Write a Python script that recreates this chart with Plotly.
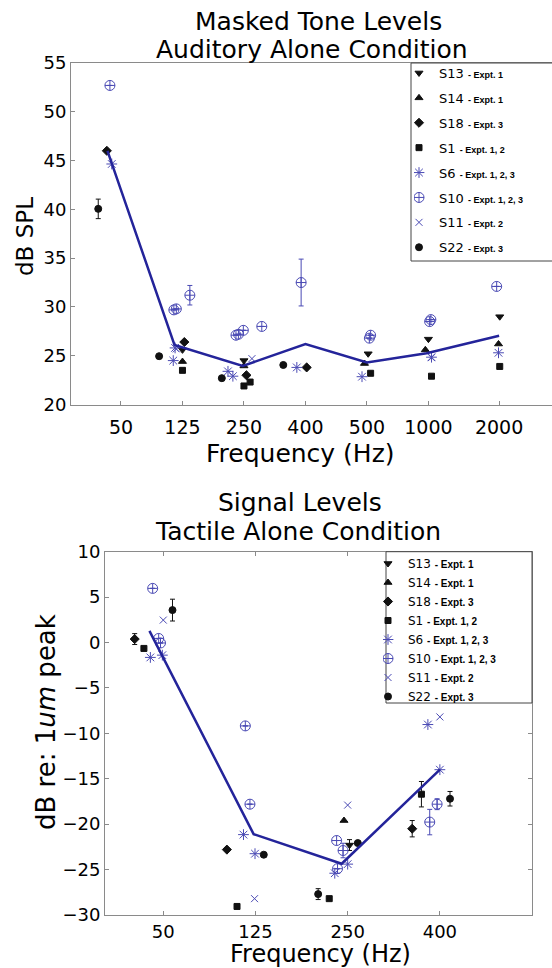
import plotly.graph_objects as go

# ---------------- axis ticks ----------------
top_tick_pos = [1, 2, 3, 4, 5, 6, 7.15]
top_tick_labels = ["50", "125", "250", "400", "500", "1000", "2000"]
top_y_ticks = [20, 25, 30, 35, 40, 45, 50, 55]
bot_tick_pos = [1, 2, 3, 4]
bot_tick_labels = ["50", "125", "250", "400"]
bot_y_ticks = [-30, -25, -20, -15, -10, -5, 0, 5, 10]

# ---------------- top panel (Masked tone levels, dB SPL) ----------------
top_line_x = [0.78, 1.87, 2.98, 4.0, 5.0, 5.97, 7.15]
top_line_y = [46.0, 26.1, 23.95, 26.2, 24.3, 25.25, 27.05]

top_S13_x = [2.0, 3.0, 5.02, 6.0, 7.16]
top_S13_y = [25.6, 24.5, 25.2, 26.7, 29.0]
top_S14_x = [2.0, 3.0, 4.96, 5.95, 7.14]
top_S14_y = [24.4, 23.95, 24.2, 25.6, 26.2]
top_S18_x = [0.77, 2.03, 3.04, 4.02]
top_S18_y = [46.0, 26.4, 23.0, 23.8]
top_S1_x = [2.0, 3.0, 3.1, 5.06, 6.05, 7.16]
top_S1_y = [23.5, 21.9, 22.3, 23.2, 22.9, 23.9]
top_S6_x = [0.85, 1.85, 1.88, 2.74, 2.82, 3.86, 4.92, 6.05, 7.14]
top_S6_y = [44.65, 24.5, 25.8, 23.4, 22.9, 23.8, 22.85, 24.85, 25.3]
top_S10_x = [0.82, 1.86, 1.9, 2.12, 2.87, 2.91, 2.99, 3.29, 3.93, 5.04, 5.06, 6.02, 6.04, 7.11]
top_S10_y = [52.7, 29.7, 29.8, 31.2, 27.1, 27.2, 27.6, 28.0, 32.5, 26.8, 27.1, 28.5, 28.7, 32.1]
top_S10_err = [None, None, None, 1.0, None, None, None, None, 2.4, None, None, None, None, None]
top_S11_x = [1.9, 3.13, 6.05]
top_S11_y = [25.7, 24.7, 24.8]
top_S22_x = [0.63, 1.62, 2.64, 3.64]
top_S22_y = [40.05, 24.95, 22.7, 24.05]
top_S22_err = [1.0, None, None, None]

# ---------------- bottom panel (Signal levels, dB re 1um peak) ----------------
bot_line_x = [0.85, 1.98, 2.935, 4.0]
bot_line_y = [1.29, -21.1, -24.36, -14.0]

bot_S13_x = [3.02]
bot_S13_y = [-22.3]
bot_S13_err = [0.6]
bot_S14_x = [2.96]
bot_S14_y = [-19.6]
bot_S18_x = [0.69, 1.69, 3.70]
bot_S18_y = [0.38, -22.8, -20.5]
bot_S18_err = [0.6, None, 0.9]
bot_S1_x = [0.79, 1.80, 2.80, 3.80]
bot_S1_y = [-0.65, -29.06, -28.2, -16.7]
bot_S1_err = [None, None, None, 1.4]
bot_S6_x = [0.86, 0.99, 1.87, 1.995, 2.86, 3.0, 3.87, 4.0]
bot_S6_y = [-1.64, -1.39, -21.15, -23.25, -25.4, -24.4, -9.03, -14.0]
bot_S10_x = [0.885, 0.95, 0.97, 1.89, 1.94, 2.88, 2.89, 2.95, 3.89, 3.97]
bot_S10_y = [5.96, 0.45, -0.05, -9.18, -17.8, -21.8, -24.9, -22.9, -19.77, -17.8]
bot_S10_err = [None, None, None, None, None, None, None, 0.8, 1.4, 0.6]
bot_S11_x = [1.0, 1.99, 3.0, 4.0]
bot_S11_y = [2.47, -28.2, -17.9, -8.19]
bot_S22_x = [1.10, 2.09, 2.68, 3.11, 4.11]
bot_S22_y = [3.57, -23.36, -27.7, -22.08, -17.2]
bot_S22_err = [1.2, None, 0.6, None, 0.8]

# ---------------- styling ----------------
W, H = 552, 968
BLACK = "#111111"
BLUE = "#4a4ab4"
LINE = "#24249a"
FONT = "DejaVu Sans, Liberation Sans, Arial, sans-serif"
SMALLFONT = "Liberation Sans"

subjects = [
    ("S13", "Expt. 1", "triangle-down", BLACK, 7),
    ("S14", "Expt. 1", "triangle-up", BLACK, 7),
    ("S18", "Expt. 3", "diamond", BLACK, 7),
    ("S1", "Expt. 1, 2", "square", BLACK, 6),
    ("S6", "Expt. 1, 2, 3", "asterisk-open", BLUE, 9),
    ("S10", "Expt. 1, 2, 3", "circle-cross-open", BLUE, 10),
    ("S11", "Expt. 2", "x-thin-open", BLUE, 7),
    ("S22", "Expt. 3", "circle", BLACK, 7),
]

top_data = {
    "S13": (top_S13_x, top_S13_y, None),
    "S14": (top_S14_x, top_S14_y, None),
    "S18": (top_S18_x, top_S18_y, None),
    "S1": (top_S1_x, top_S1_y, None),
    "S6": (top_S6_x, top_S6_y, None),
    "S10": (top_S10_x, top_S10_y, top_S10_err),
    "S11": (top_S11_x, top_S11_y, None),
    "S22": (top_S22_x, top_S22_y, top_S22_err),
}
bot_data = {
    "S13": (bot_S13_x, bot_S13_y, bot_S13_err),
    "S14": (bot_S14_x, bot_S14_y, None),
    "S18": (bot_S18_x, bot_S18_y, bot_S18_err),
    "S1": (bot_S1_x, bot_S1_y, bot_S1_err),
    "S6": (bot_S6_x, bot_S6_y, None),
    "S10": (bot_S10_x, bot_S10_y, bot_S10_err),
    "S11": (bot_S11_x, bot_S11_y, None),
    "S22": (bot_S22_x, bot_S22_y, bot_S22_err),
}


def label(name, expt, small):
    return (f"{name} <span style='font-family:{SMALLFONT};font-size:{small}px;"
            f"font-weight:bold'>- {expt}</span>")


fig = go.Figure()

for panel, data, xa, ya, leg, lx, ly, small in [
    ("t", top_data, "x", "y", "legend", top_line_x, top_line_y, 9),
    ("b", bot_data, "x2", "y2", "legend2", bot_line_x, bot_line_y, 10),
]:
    for name, expt, sym, col, size in subjects:
        xs, ys, err = data[name]
        ey = None
        if err is not None:
            ey = dict(type="data", array=err, symmetric=True, color=col,
                      thickness=1, width=2.5)
        fig.add_trace(go.Scatter(
            x=xs, y=ys, mode="markers", name=label(name, expt, small),
            marker=dict(symbol=sym, color=col, size=size,
                        line=dict(color=col, width=1)),
            error_y=ey, xaxis=xa, yaxis=ya, legend=leg,
            legendgroup=panel + name,
        ))
    fig.add_trace(go.Scatter(x=lx, y=ly, mode="lines",
                             line=dict(color=LINE, width=2.5), showlegend=False,
                             xaxis=xa, yaxis=ya, legend=leg, legendgroup=panel + "line"))

axis_common = dict(showgrid=False, zeroline=False, showline=True,
                   linecolor="#8a8a8a", linewidth=1, ticks="inside",
                   tickcolor="#8a8a8a", ticklen=4)
xfont = dict(family=FONT, size=19, color="black")
xfont2 = dict(family=FONT, size=18, color="black")
yfont = dict(family=FONT, size=18, color="black")

fig.update_layout(
    width=W, height=H,
    margin=dict(l=0, r=0, t=0, b=0, autoexpand=False),
    paper_bgcolor="white", plot_bgcolor="white",
    font=dict(family=FONT, color="black"),
    xaxis=dict(domain=[71 / W, 1.0], range=[0.187, 8.01], anchor="y",
               tickmode="array", tickvals=top_tick_pos, ticktext=top_tick_labels,
               mirror=True, tickfont=xfont, ticklabelstandoff=6, **axis_common),
    yaxis=dict(domain=[1 - 404.5 / H, 1 - 63 / H], range=[20, 55], anchor="x",
               tickmode="array", tickvals=top_y_ticks, tickfont=yfont, **axis_common),
    xaxis2=dict(domain=[105 / W, 531.7 / W], range=[0.368, 4.996], anchor="y2",
                tickmode="array", tickvals=bot_tick_pos, ticktext=bot_tick_labels,
                mirror="ticks", tickfont=xfont2, ticklabelstandoff=0, **axis_common),
    yaxis2=dict(domain=[1 - 915 / H, 1 - 551.7 / H], range=[-30, 10], anchor="x2",
                tickmode="array", tickvals=bot_y_ticks, mirror="ticks",
                tickfont=yfont, **axis_common),
    legend=dict(x=414 / W, y=1 - 58 / H, xanchor="left", yanchor="top",
                bgcolor="rgba(0,0,0,0)", borderwidth=0,
                font=dict(family=FONT, size=13, color="black"),
                tracegroupgap=5, itemwidth=30, indentation=-15),
    legend2=dict(x=383 / W, y=1 - 549 / H, xanchor="left", yanchor="top",
                 bgcolor="rgba(0,0,0,0)", borderwidth=0,
                 font=dict(family=FONT, size=12, color="black"),
                 tracegroupgap=0, itemwidth=30, indentation=-15),
)

# legend frames (opaque boxes behind the legend entries)
for x0, x1, y0, y1 in [(411, 560, 63, 261), (386, 532, 551.7, 703)]:
    fig.add_shape(type="rect", xref="paper", yref="paper",
                  x0=x0 / W, x1=x1 / W, y0=1 - y1 / H, y1=1 - y0 / H,
                  line=dict(color="#444444", width=1), fillcolor="white",
                  layer="above")

ann = [
    ("Masked Tone Levels", 318, 22, 25),
    ("Auditory Alone Condition", 312, 50, 25),
    ("Frequency (Hz)", 300, 453, 25),
    ("Signal Levels", 300, 502, 25),
    ("Tactile Alone Condition", 298, 531, 25),
    ("Frequency (Hz)", 320, 954, 24),
]
for text, ax, ay, fs in ann:
    fig.add_annotation(text=text, x=ax / W, y=1 - ay / H, xref="paper", yref="paper",
                       showarrow=False, xanchor="center", yanchor="middle",
                       font=dict(family=FONT, size=fs, color="black"))
fig.add_annotation(text="dB SPL", x=25 / W, y=1 - 237 / H, xref="paper", yref="paper",
                   showarrow=False, textangle=-90, xanchor="center", yanchor="middle",
                   font=dict(family=FONT, size=23, color="black"))
fig.add_annotation(text="dB re: 1<i>um</i> peak", x=46 / W, y=1 - 722 / H, xref="paper",
                   yref="paper", showarrow=False, textangle=-90, xanchor="center",
                   yanchor="middle", font=dict(family=FONT, size=26, color="black"))

fig.write_html("out.html",
               config={"displayModeBar": False},
               post_script="document.body.style.margin='0';"
                           "document.body.style.overflow='hidden';")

....................

The task:
Quote, please, every line of the material above from its start through the line that has "top_line_y = [46.0, 26.1, 23.95, 26.2, 24.3, 25.25, 27.05]", reproducing the words exactly and dropping any images.

In response:
Write a Python script that recreates this chart with Plotly.
import plotly.graph_objects as go

# ---------------- axis ticks ----------------
top_tick_pos = [1, 2, 3, 4, 5, 6, 7.15]
top_tick_labels = ["50", "125", "250", "400", "500", "1000", "2000"]
top_y_ticks = [20, 25, 30, 35, 40, 45, 50, 55]
bot_tick_pos = [1, 2, 3, 4]
bot_tick_labels = ["50", "125", "250", "400"]
bot_y_ticks = [-30, -25, -20, -15, -10, -5, 0, 5, 10]

# ---------------- top panel (Masked tone levels, dB SPL) ----------------
top_line_x = [0.78, 1.87, 2.98, 4.0, 5.0, 5.97, 7.15]
top_line_y = [46.0, 26.1, 23.95, 26.2, 24.3, 25.25, 27.05]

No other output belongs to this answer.